▶ Work required
Print the entries below exactly as they appear, from the first line up to and including the line with "import plotly.graph_objects as go". Do not print any pictures.

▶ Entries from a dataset
□ □ □ □ □

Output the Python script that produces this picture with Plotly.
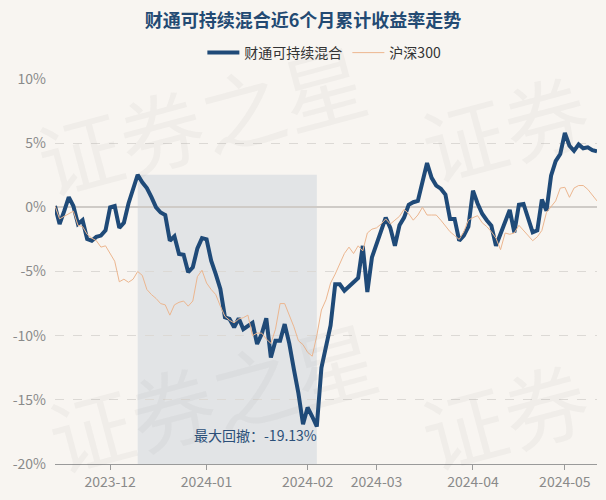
import pandas as pd
import plotly.graph_objects as go

# ---- data ----
holidays = ["2024-01-01", "2024-02-09", "2024-02-12", "2024-02-13", "2024-02-14",
            "2024-02-15", "2024-02-16", "2024-04-04", "2024-04-05",
            "2024-05-01", "2024-05-02", "2024-05-03"]
dates = [d.strftime("%Y-%m-%d") for d in
         pd.bdate_range("2023-11-15", "2024-05-15", freq="C", holidays=holidays)]

fund_name = "财通可持续混合"
index_name = "沪深300"

fund = [
    0.1, -1.3, -0.3, 0.8, 0.1, -1.3, -1.0, -2.47, -2.6, -2.3,
    -2.2, -1.8, 0.0, 0.1, -1.6, -1.2, 0.3, 1.5, 2.54, 1.95,
    1.5, 0.8, 0.0, -0.4, -0.6, -2.6, -2.26, -3.64, -3.7, -5.06,
    -4.67, -3.2, -2.4, -2.5, -4.16, -5.2, -6.36, -8.57, -8.7, -9.35,
    -8.65, -9.5, -9.2, -9.0, -10.65, -9.87, -8.65, -11.7, -10.4, -10.4,
    -9.1, -10.6, -12.6, -14.5, -16.9, -15.6, -16.3, -17.08, -12.5, -10.8,
    -9.2, -6.0, -6.0, -6.5, -6.2, -5.8, -5.5, -3.0, -6.6, -3.9,
    -2.8, -1.8, -0.8, -1.6, -3.0, -1.4, -0.8, 0.2, 0.4, 0.5,
    2.0, 3.45, 2.3, 1.7, 1.45, 1.0, -0.9, -0.9, -2.6, -2.2,
    -1.5, 1.3, 0.3, -0.5, -1.0, -1.43, -3.0, -2.0, -1.0, -0.2,
    -1.95, 0.2, 0.26, -0.9, -1.95, -1.8, 0.6, -0.26, 2.46, 3.6,
    4.15, 5.79, 4.8, 4.4, 4.9, 4.6, 4.67, 4.46, 4.36,
]

csi300 = [
    0.1, -0.9, -0.7, -0.5, -0.3, -1.4, -1.5, -2.1, -2.4, -2.6,
    -3.1, -3.0, -3.6, -4.2, -5.8, -5.6, -5.84, -5.6, -5.0, -5.3,
    -6.4, -6.8, -7.1, -7.5, -7.6, -8.4, -7.6, -7.4, -7.3, -7.7,
    -7.3, -5.4, -4.9, -5.9, -6.4, -6.8, -7.7, -8.5, -8.8, -9.0,
    -8.7, -8.6, -8.4, -10.0, -9.8, -9.8, -10.26, -10.6, -9.5, -7.5,
    -7.5, -8.4, -9.3, -10.4, -10.7, -11.3, -11.6, -10.0, -8.0, -7.2,
    -5.9, -5.2, -4.4, -3.6, -3.1, -3.6, -3.0, -3.4, -2.0, -1.7,
    -1.6, -1.3, -0.9, -1.3, -1.0, -0.7, -0.15, -0.5, -1.0, -0.6,
    0.0, -0.6, -0.6, -0.6, -1.0, -1.5, -1.9, -2.2, -2.5, -1.9,
    -1.0, -0.8, -0.65, -1.2, -1.5, -1.9, -2.4, -3.3, -2.0, -2.1,
    -2.0, -1.4, -1.8, -2.2, -2.6, -2.3, -1.8, -0.4, 0.1, 0.5,
    1.5, 1.56, 0.78, 1.5, 1.7, 1.7, 1.4, 0.9, 0.5,
]

tick_labels = ["2023-12", "2024-01", "2024-02", "2024-03", "2024-04", "2024-05"]
y_ticks = [-20, -15, -10, -5, 0, 5, 10]
max_drawdown_text = "最大回撤：-19.13%"
title_text = "财通可持续混合近6个月累计收益率走势"
watermark = "证券之星"
watermark_edge = "证券"

# ---- derived: max drawdown window ----
tickvals = [next(d for d in dates if d.startswith(t)) for t in tick_labels]
best_dd, peak_i, trough_i, run_peak = 0.0, 0, 0, 0
for i, v in enumerate(fund):
    if v > fund[run_peak]:
        run_peak = i
    dd = (1 + v / 100) / (1 + fund[run_peak] / 100) - 1
    if dd < best_dd:
        best_dd, peak_i, trough_i = dd, run_peak, i

FONT = "Noto Sans CJK SC"
BG = "#f8f5f1"
NAVY = "#1f4a78"
ORANGE = "#ecb68f"

fig = go.Figure()
fig.add_trace(go.Scatter(x=dates, y=fund, name=fund_name, mode="lines",
                         line=dict(color=NAVY, width=4)))
fig.add_trace(go.Scatter(x=dates, y=csi300, name=index_name, mode="lines",
                         line=dict(color=ORANGE, width=1)))

# drawdown shading
fig.add_shape(type="rect", xref="x", yref="y", x0=dates[peak_i], x1=dates[trough_i],
              y0=y_ticks[0], y1=fund[peak_i], fillcolor="rgba(175,190,205,0.30)",
              line=dict(width=0), layer="below")

annotations = [
    dict(x=dates[trough_i], y=fund[trough_i], xref="x", yref="y", text=max_drawdown_text,
         showarrow=False, xanchor="right", yanchor="top", yshift=4, xshift=2,
         font=dict(family=FONT, size=14, color="#2b4f78")),
]
wm_font = dict(family=FONT, size=84, color="rgba(120,120,120,0.06)")
for (wx, wy) in [(0.27, 0.90), (0.29, 0.18)]:
    annotations.append(dict(x=wx, y=wy, xref="paper", yref="paper", text=watermark,
                            showarrow=False, textangle=-15,
                            xanchor="center", yanchor="middle", font=wm_font))
for wy in [0.88, 0.13]:
    annotations.append(dict(x=1.0, y=wy, xref="paper", yref="paper", text=watermark_edge,
                            showarrow=False, textangle=-15, xshift=6,
                            xanchor="right", yanchor="middle", font=wm_font))

fig.update_layout(
    width=606, height=500,
    paper_bgcolor=BG, plot_bgcolor=BG,
    margin=dict(l=55, r=9, t=79, b=36),
    title=dict(text="<b>" + title_text + "</b>", x=0.5, xref="container", xanchor="center",
               y=0.958, yanchor="middle",
               font=dict(family=FONT, size=18, color="#234a73")),
    legend=dict(orientation="h", x=0.497, xanchor="center", y=1.0675, yanchor="middle",
                font=dict(family=FONT, size=14, color="#333333"),
                bgcolor="rgba(0,0,0,0)", itemwidth=32),
    showlegend=True,
    annotations=annotations,
    xaxis=dict(type="category", range=[0, len(dates) - 1], tickmode="array",
               tickvals=tickvals, ticktext=tick_labels,
               showgrid=False, zeroline=False, showline=True, linecolor="#9a9a9a",
               linewidth=1, ticks="outside", ticklen=5, tickcolor="#9a9a9a",
               tickfont=dict(family=FONT, size=14, color="#8a8a8a")),
    yaxis=dict(range=[y_ticks[0], y_ticks[-1]], tickmode="array", tickvals=y_ticks,
               ticktext=[f"{v}%" for v in y_ticks],
               showgrid=True, gridcolor="#dcd9d5", griddash="dash", gridwidth=1,
               zeroline=True, zerolinecolor="#cfcbc7", zerolinewidth=2,
               showline=False, ticks="", ticklabelstandoff=8,
               tickfont=dict(family=FONT, size=14, color="#8a8a8a")),
    hovermode=False,
)

fig.write_html("out.html", config={"displayModeBar": False},
               post_script="document.body.style.margin='0';")
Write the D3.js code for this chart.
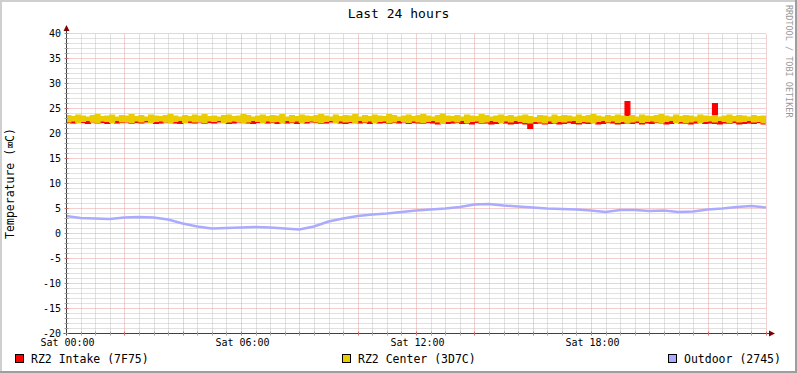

□ □ □ □ □

▶ Full answer
Output the Python script that produces this picture with Plotly.
import pandas as pd
import plotly.graph_objects as go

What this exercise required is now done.